Consider that Jesus, after having been scourged and crowned with thorns, was unjustly condemned by Pilate to die on the cross.

(From The Way of the Cross According to the Method of St. Alphonsus Ligouri)

Christ stands condemned by the very crowds that praised him a mere week before. He is dragged away; a thief and murderer is freed in his place. Pilate washes his hands, hoping to absolve himself of any stain in this sordid affair.

What image must Our Lord have presented? His face had been bludgeoned by the guards for their own entertainment, his face was covered in his own blood pouring from the wounds caused by the spines on the crown that had been shoved down onto his head.
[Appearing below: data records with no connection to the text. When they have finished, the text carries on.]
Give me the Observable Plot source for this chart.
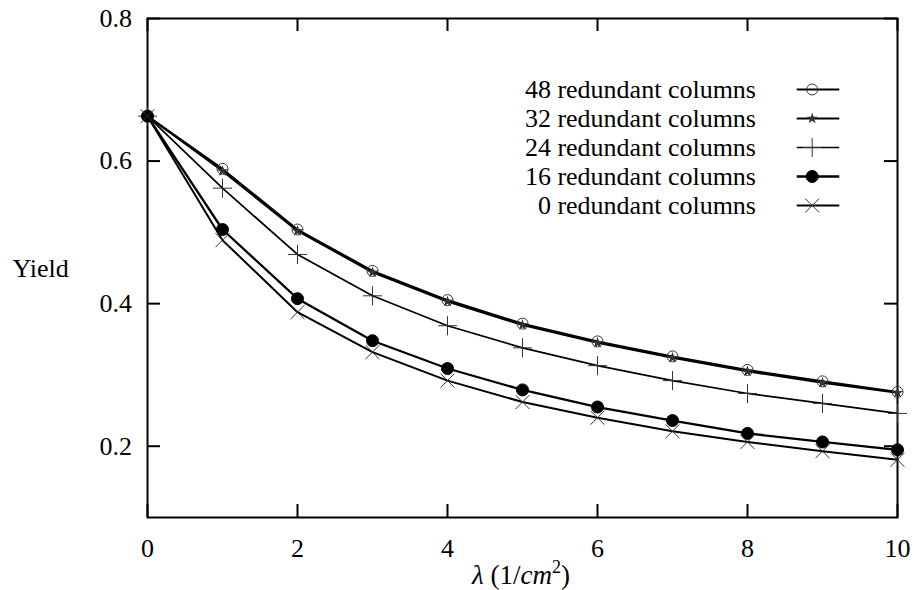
<!DOCTYPE html>
<html>
<head>
<meta charset="utf-8">
<script src="https://cdn.jsdelivr.net/npm/d3@7"></script>
<script src="https://cdn.jsdelivr.net/npm/@observablehq/plot@0.6"></script>
<style>
  html, body { margin: 0; padding: 0; background: #fff; }
  #chart svg { display: block; }
</style>
</head>
<body>
<div id="chart"></div>
<script>
// ---- data ----
const lambda = [0, 1, 2, 3, 4, 5, 6, 7, 8, 9, 10];
const yield48 = [0.663, 0.589, 0.504, 0.446, 0.405, 0.372, 0.347, 0.326, 0.307, 0.291, 0.276];
const yield32 = [0.663, 0.586, 0.502, 0.444, 0.403, 0.370, 0.345, 0.324, 0.305, 0.289, 0.275];
const yield24 = [0.663, 0.562, 0.469, 0.411, 0.369, 0.338, 0.313, 0.292, 0.274, 0.260, 0.246];
const yield16 = [0.663, 0.504, 0.407, 0.348, 0.309, 0.279, 0.255, 0.236, 0.218, 0.206, 0.195];
const yield0  = [0.663, 0.489, 0.388, 0.332, 0.292, 0.262, 0.240, 0.221, 0.206, 0.193, 0.181];
const seriesLabels = ["48 redundant columns", "32 redundant columns", "24 redundant columns", "16 redundant columns", "0 redundant columns"];
const xTicks = [0, 2, 4, 6, 8, 10];
const yTicks = [0.2, 0.4, 0.6, 0.8];
const yLabel = "Yield";
const xLabel = "λ (1/cm2)";

// ---- layout ----
const W = 914, H = 590;
const mL = 147, mR = 17, mT = 18, mB = 73;
const plotW = W - mL - mR, plotH = H - mT - mB;
const tickLen = 13;
const markerStroke = "#333";
const FONT = "'Liberation Serif', 'Times New Roman', Tinos, 'DejaVu Serif', serif";

const seriesDefs = [
  {values: yield48, label: seriesLabels[0], symbol: "circle", r: 5.5, fill: "none", stroke: markerStroke, sw: 2},
  {values: yield32, label: seriesLabels[1], symbol: "star", r: 3.6, fill: "#333", stroke: "none", sw: 2},
  {values: yield24, label: seriesLabels[2], symbol: "plus", r: 6.2, fill: "none", stroke: markerStroke, sw: 1.7},
  {values: yield16, label: seriesLabels[3], symbol: "circle", r: 6, fill: "#000", stroke: "#000", sw: 2.3},
  {values: yield0,  label: seriesLabels[4], symbol: "times", r: 6.4, fill: "none", stroke: markerStroke, sw: 2}
];

const marks = [];
marks.push(Plot.ruleX(xTicks, {x: d => d, insetTop: plotH - tickLen, stroke: "#000", strokeWidth: 2}));
marks.push(Plot.ruleX(xTicks, {x: d => d, insetBottom: plotH - tickLen, stroke: "#000", strokeWidth: 2}));
marks.push(Plot.ruleY(yTicks, {y: d => d, insetRight: plotW - tickLen, stroke: "#000", strokeWidth: 2}));
marks.push(Plot.ruleY(yTicks, {y: d => d, insetLeft: plotW - tickLen, stroke: "#000", strokeWidth: 2}));
marks.push(Plot.frame({stroke: "#000", strokeWidth: 2}));

// tick labels positioned by the scales
marks.push(Plot.text(xTicks, {x: d => d, text: d => String(d), frameAnchor: "bottom", dy: 21, lineAnchor: "top", fontSize: 26, fontFamily: FONT}));
marks.push(Plot.text(yTicks, {y: d => d, text: d => d.toFixed(1), frameAnchor: "left", dx: -15.5, textAnchor: "end", lineAnchor: "middle", fontSize: 26, fontFamily: FONT}));

// axis titles
marks.push(Plot.text([yLabel], {text: d => d, frameAnchor: "left", dx: -135, dy: 1, textAnchor: "start", fontSize: 26, fontFamily: FONT}));
marks.push(Plot.text([xLabel], {text: d => d, frameAnchor: "bottom", dx: -1.5, dy: 66, lineAnchor: "bottom", textAnchor: "middle", fontSize: 27, fontFamily: FONT}));

// series lines and markers
seriesDefs.forEach(s => {
  const rows = lambda.map((x, i) => ({x, y: s.values[i]}));
  marks.push(Plot.line(rows, {x: "x", y: "y", stroke: "#000", strokeWidth: s.sw, curve: "linear"}));
});
seriesDefs.forEach(s => {
  const rows = lambda.map((x, i) => ({x, y: s.values[i]}));
  marks.push(Plot.dot(rows, {x: "x", y: "y", symbol: () => s.symbol, r: s.r, fill: s.fill, stroke: s.stroke, strokeWidth: 1}));
});

// legend (top-right, inside the frame)
const legendTextRight = 141.5;
const legendRow0 = 71, legendRowGap = 29;
const sampleL = 796.7 - mL, sampleR = (W - mR) - 839.3;
const sampleMarkerDx = -((W - mR) - 811.7);
seriesDefs.forEach((s, i) => {
  const dy = legendRow0 + i * legendRowGap;
  marks.push(Plot.text([s.label], {text: d => d, frameAnchor: "top-right", dx: -legendTextRight, dy, textAnchor: "end", lineAnchor: "middle", fontSize: 26, fontFamily: FONT}));
  marks.push(Plot.ruleY([0.8], {dy, insetLeft: sampleL, insetRight: sampleR, stroke: "#000", strokeWidth: s.sw}));
  marks.push(Plot.dot([0], {frameAnchor: "top-right", dx: sampleMarkerDx, dy, symbol: () => s.symbol, r: s.r, fill: s.fill, stroke: s.stroke, strokeWidth: 1}));
});

const chart = Plot.plot({
  width: W,
  height: H,
  marginLeft: mL,
  marginRight: mR,
  marginTop: mT,
  marginBottom: mB,
  style: {fontFamily: FONT, background: "#fff", color: "#000"},
  x: {domain: [0, 10], axis: null},
  y: {domain: [0.1, 0.8], axis: null},
  marks
});
document.getElementById("chart").appendChild(chart);
d3.select(chart).attr("font-family", FONT);

// rich formatting for the x-axis title (italic λ and cm, superscript 2)
d3.select(chart).selectAll("text").filter(function () { return this.textContent === xLabel; }).each(function () {
  const t = d3.select(this);
  t.text(null);
  t.append("tspan").attr("font-style", "italic").text("λ");
  t.append("tspan").text(" (1/");
  t.append("tspan").attr("font-style", "italic").text("cm");
  t.append("tspan").attr("font-size", 18).attr("dy", -11).text("2");
  t.append("tspan").attr("dy", 11).text(")");
});
</script>
</body>
</html>
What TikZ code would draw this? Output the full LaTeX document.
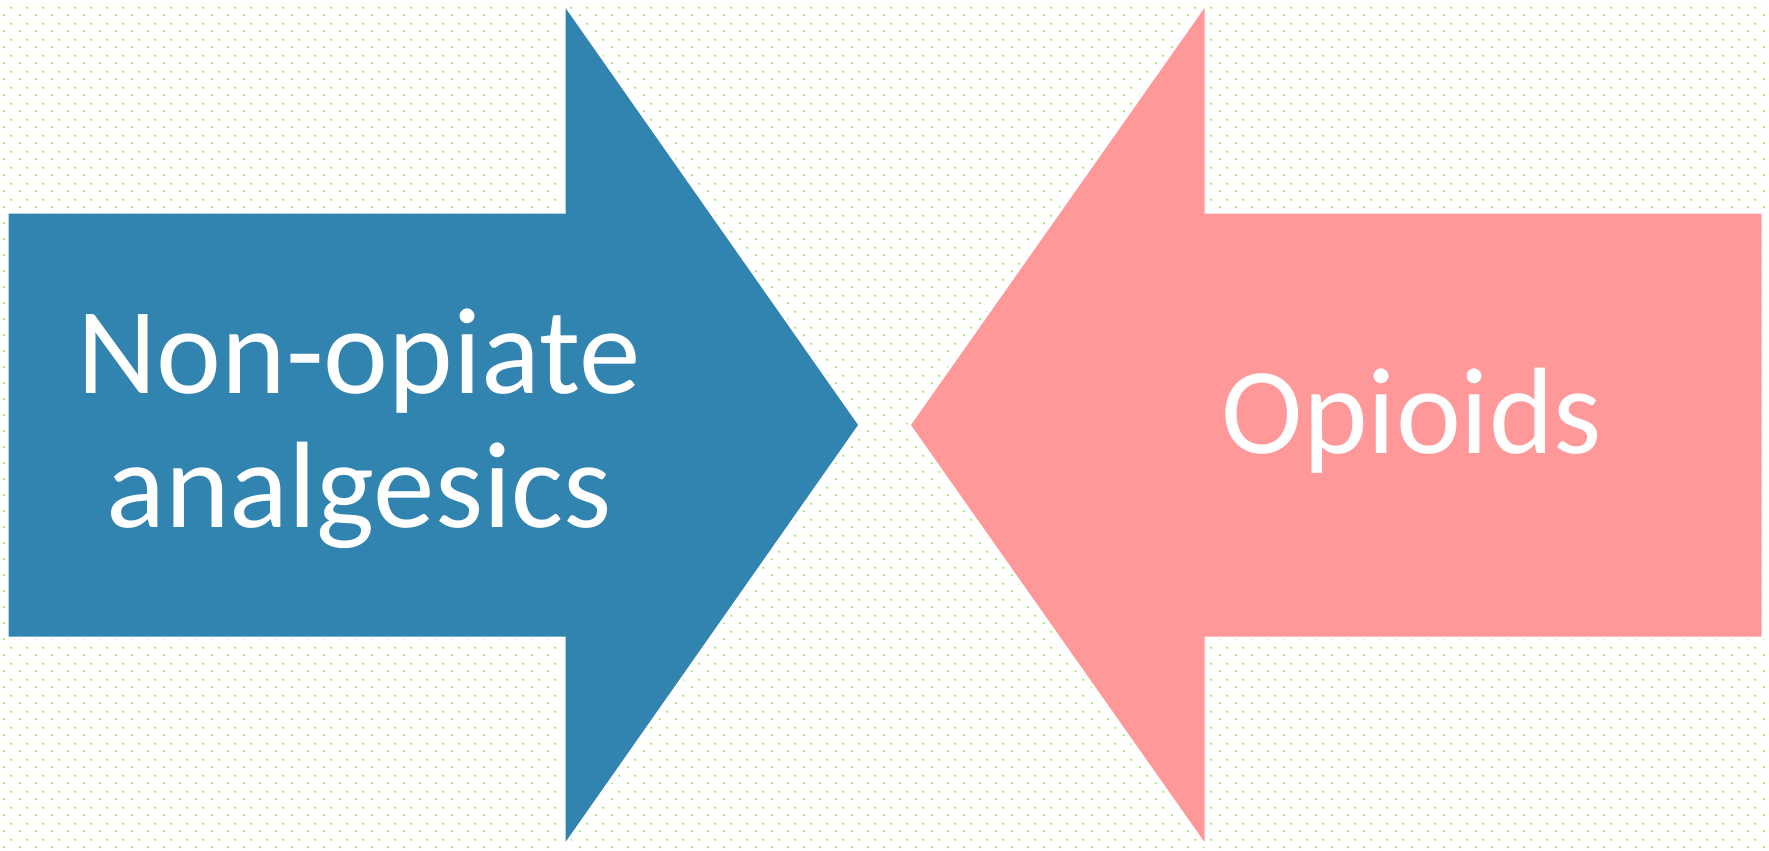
\documentclass[tikz,border=0pt]{standalone}
\usepackage{fontspec}
\setmainfont{Carlito}
\usetikzlibrary{patterns}
\definecolor{arrowblue}{RGB}{50,132,176}
\definecolor{arrowpink}{RGB}{255,153,153}
\definecolor{dotgreen}{RGB}{160,230,80}
\pgfdeclarepatternformonly{dotgrid}{\pgfpoint{0pt}{0pt}}{\pgfpoint{16pt}{16pt}}{\pgfpoint{16pt}{16pt}}{%
  \pgfpathrectangle{\pgfpoint{4pt}{4pt}}{\pgfpoint{2pt}{2pt}}%
  \pgfpathrectangle{\pgfpoint{12pt}{12pt}}{\pgfpoint{2pt}{2pt}}%
  \pgfusepath{fill}}
\tikzset{
  arrowshape/.style={draw=white, line width=3pt, line join=miter},
  label/.style={text=white, font=\fontsize{123}{134}\selectfont, align=center}
}
\begin{document}
\begin{tikzpicture}[x=1pt,y=-1pt]
\useasboundingbox (0,0) rectangle (1769,851);
\fill[white] (0,0) rectangle (1769,851);
\fill[pattern=dotgrid, pattern color=dotgreen] (0,0) rectangle (1769,851);
% blue arrow (right-pointing)
\filldraw[arrowshape, fill=arrowblue]
  (7,212) -- (564,212) -- (564,3) -- (860,425) -- (564,847) -- (564,638) -- (7,638) -- cycle;
% pink arrow (left-pointing)
\filldraw[arrowshape, fill=arrowpink]
  (1763,212) -- (1206,212) -- (1206,3) -- (909,425) -- (1206,847) -- (1206,638) -- (1763,638) -- cycle;
\node[label] (nonopiate) at (359,429) {Non-opiate\\analgesics};
\node[label] (opioids) at (1412,421) {Opioids};
\end{tikzpicture}
\end{document}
His back, covered now by his robe, was a raw, open wound.

He is surrounded by enemies. Pilate, the Temple officials, the crowd. They cry for blood. His blood. And yet, his face is not creased with anger, or hatred. We only see sadness in his eyes: "O my people, what have I done to thee, or in what have I molested thee? answer thou me" (Mic 6.3). He knows the pain that is to come, compounded by the knowledge that it is unjustly dealt, and he still refuses to condemn.

Where do we stand in this? Our sins have brought Our Lord to this pass. And as he stands, we cry out for blood, his blood. Having come into the world to save us from a similar fate, he has earned our love, and yet we repay him thus, crying out for him to die. And still, he does not condemn. He looks at us merely in sadness, and forgives.

Dear Lord, you stand condemned for my sins, and I can do nothing more than continue to sin. Permit me to accompany you on this journey, my beloved Jesus, that I might turn to you and love you more than my self.

I love Thee, my beloved Jesus; I love Thee more than myself; I repent with my whole heart of having offended Thee. Never permit me to separate myself from Thee again. Grant that I may love Thee always, and then do with me what Thou wilt.

Lord Jesus, crucified, have mercy on us!